All of the Browns first five selections are good players, they made a nice trade down, and oh yea, I believe they have finally fixed their quarterback issue. I do want to reiterate that I hate the Tyrod Taylor trade. If you wanted to keep Mayfield on the sidelines for a year, you could have just signed some veteran to play in 2018. You didn’t need to ship out the 65th pick of the draft to rent Taylor for one season.
Cleveland took a huge risk in taking Callaway but the move has enormous upside. Avery and Thomas are interesting late round players, but I don’t get the Ratley pick.
The Browns traded for Jarvis Landry but also gave him a monster contract. I guess those even out?
After drafting a quarterback, the Browns brought in a left tackle, running back, and two receivers. Take notes, Buffalo.
Overall Grade: B+
Round 1 – 28 (28) – S Terrell Edmunds, Virginia Tech
Round 2 – 28 (60) – WR James Washington, Oklahoma State
Round 3 – 12 (76) – QB Mason Rudolph, Oklahoma State
Round 3 – 28 (92) – OT Chukwuma Okorafor, Western Michigan
Round 5 – 11 (148) – S Marcus Allen, Penn State
Round 5 – 28 (165) – RB Jaylen Samuels, N.C. State
Round 7 – 28 (246) – DT Joshua Frazier, Alabama
I said the Steelers would draft a safety in the first round because the Patriots live rent free in Pittsburgh’s head and the Steelers’ entire world revolves around New England. So naturally their first pick will be bringing in someone to cover Gronk. I got the particular safety wrong, but they did take a safety. This indisputably proves that I was 100% right and that the only thing the Steelers care about is the Patriots. Yep, case closed.
The Steelers traded away Martavis Bryant for Oakland’s 3rd round pick, so they replaced him with in the second round with James Washington. Washington’s timed speed isn’t eye popping, but you can’t watch an Oklahoma State game without seeing Washington torch the entire secondary at least once. Washington could have gone higher so this is good value.
Speaking of that 3rd round pick from Oakland, the Steelers made a small trade up from #79 (acquired in the Bryant deal) to #76 by sending #220 to Seattle to move up three spots. The Steelers then drafted perhaps Roethlisberger’s eventual replacement, Mason Rudolph.

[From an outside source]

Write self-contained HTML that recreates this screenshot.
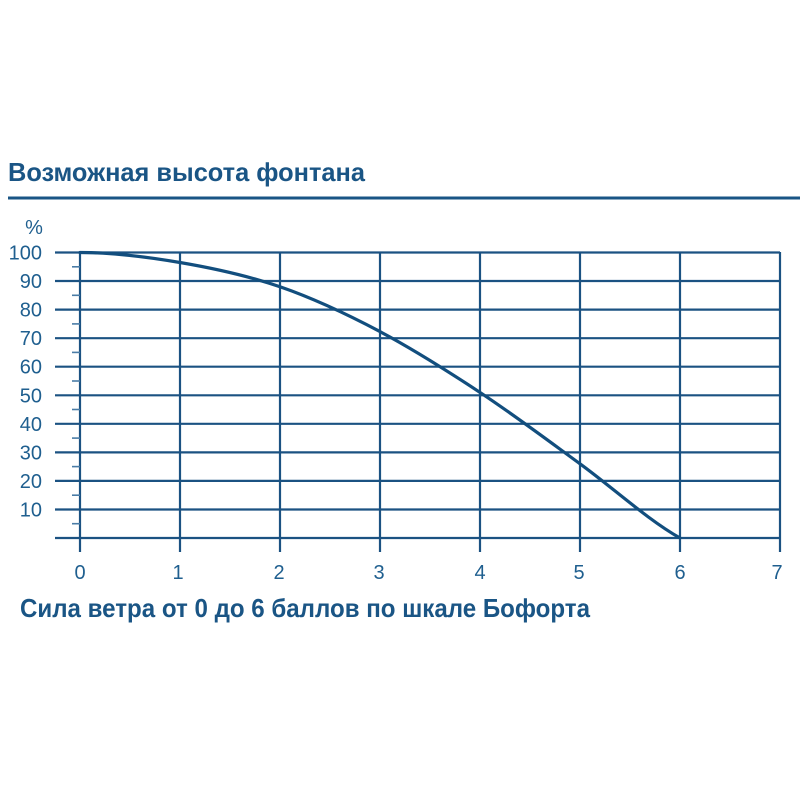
<!DOCTYPE html>
<html>
<head>
<meta charset="utf-8">
<style>
html,body{margin:0;padding:0;background:#fff;}
svg{display:block;}
</style>
</head>
<body>
<svg width="800" height="800" viewBox="0 0 800 800" xmlns="http://www.w3.org/2000/svg">
<rect width="800" height="800" fill="#fff"/>
<text x="8" y="181" font-family="Liberation Sans, sans-serif" font-size="26" font-weight="bold" fill="#1a5585" textLength="357" lengthAdjust="spacingAndGlyphs">Возможная высота фонтана</text>
<rect x="8" y="196.5" width="792" height="3" fill="#1a5585"/>
<text x="34" y="234" text-anchor="middle" font-family="Liberation Sans, sans-serif" font-size="20" fill="#1f5f8f">%</text>
<g stroke="#1b5282" stroke-width="2.2" fill="none">
<line x1="55" y1="252.5" x2="780" y2="252.5"/>
<line x1="55" y1="281" x2="780" y2="281"/>
<line x1="55" y1="309.6" x2="780" y2="309.6"/>
<line x1="55" y1="338.2" x2="780" y2="338.2"/>
<line x1="55" y1="366.7" x2="780" y2="366.7"/>
<line x1="55" y1="395.3" x2="780" y2="395.3"/>
<line x1="55" y1="423.8" x2="780" y2="423.8"/>
<line x1="55" y1="452.4" x2="780" y2="452.4"/>
<line x1="55" y1="480.9" x2="780" y2="480.9"/>
<line x1="55" y1="509.5" x2="780" y2="509.5"/>
<line x1="55" y1="538" x2="780" y2="538"/>
<line x1="80" y1="252" x2="80" y2="552"/>
<line x1="180" y1="252" x2="180" y2="552"/>
<line x1="280" y1="252" x2="280" y2="552"/>
<line x1="380" y1="252" x2="380" y2="552"/>
<line x1="480" y1="252" x2="480" y2="552"/>
<line x1="580" y1="252" x2="580" y2="552"/>
<line x1="680" y1="252" x2="680" y2="552"/>
<line x1="780" y1="252" x2="780" y2="552"/>
</g>
<g stroke="#4a7ca6" stroke-width="1.6">
<line x1="72" y1="266.8" x2="80" y2="266.8"/>
<line x1="72" y1="295.3" x2="80" y2="295.3"/>
<line x1="72" y1="323.9" x2="80" y2="323.9"/>
<line x1="72" y1="352.4" x2="80" y2="352.4"/>
<line x1="72" y1="381" x2="80" y2="381"/>
<line x1="72" y1="409.5" x2="80" y2="409.5"/>
<line x1="72" y1="438.1" x2="80" y2="438.1"/>
<line x1="72" y1="466.6" x2="80" y2="466.6"/>
<line x1="72" y1="495.2" x2="80" y2="495.2"/>
<line x1="72" y1="523.7" x2="80" y2="523.7"/>
</g>
<path d="M80,252.5 C113,252.5 146.7,256.8 180,262.5 C213.3,268.2 246.7,275.3 280,286.8 C313.3,298.3 346.7,314 380,331.6 C413.3,349.2 446.7,370.4 480,392.4 C513.3,414.4 546.7,439.5 580,463.8 C613.3,488.1 648,520 680,538" stroke="#124e7e" stroke-width="3.2" fill="none" stroke-linecap="round"/>
<g font-family="Liberation Sans, sans-serif" font-size="20" fill="#1f5f8f" text-anchor="end">
<text x="42" y="259.5">100</text>
<text x="42" y="288">90</text>
<text x="42" y="316.6">80</text>
<text x="42" y="345.2">70</text>
<text x="42" y="373.7">60</text>
<text x="42" y="402.3">50</text>
<text x="42" y="430.8">40</text>
<text x="42" y="459.4">30</text>
<text x="42" y="487.9">20</text>
<text x="42" y="516.5">10</text>
</g>
<g font-family="Liberation Sans, sans-serif" font-size="20" fill="#1f5f8f" text-anchor="middle">
<text x="80" y="579">0</text>
<text x="178" y="579">1</text>
<text x="279" y="579">2</text>
<text x="379" y="579">3</text>
<text x="480" y="579">4</text>
<text x="579" y="579">5</text>
<text x="680" y="579">6</text>
<text x="777" y="579">7</text>
</g>
<text x="20" y="617" font-family="Liberation Sans, sans-serif" font-size="26" font-weight="bold" fill="#1a5585" textLength="570" lengthAdjust="spacingAndGlyphs">Сила ветра от 0 до 6 баллов по шкале Бофорта</text>
</svg>
</body>
</html>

Roethlisberger may not be a fan of the pick, but I am. I think Rudolph was the 5th best quarterback in this draft, so to get him in the middle of the 3rd round is good value. It isn’t clear how well Rudolph will transition to a pro style offense, but he was basically a robot in college. Landing in a spot like Pittsburgh where he can be seasoned for a few years was the best thing that could have happened to him.
With their own 3rd round pick Pittsburgh took massive offensive tackle Chukwuma Okorafor. He fits the draft range and investing in the offensive line is always a good idea.
Many people expected Allen to go on day two so he is good value in the 5th. Allen is really an in-the-box safety so he won’t be able to help cover Gronk, but considering the big, bad Jaguars offense embarrassed his defense, getting the best defensive talent at any position is a solid choice.
I really like Jaylen Samuels and believe the right coaching staff will be able to find a way to utilize him as a mismatch weapon.
I don’t think Frazier had a draftable grade or would have even been a priority free agent, but it’s the end of the 7th.
The Steelers didn’t reach until the end of the 7th, so whatever. Their other picks were either solid or good value and they added talented players. They also possibly drafted Roethlisberger’s successor, so this was a successful draft.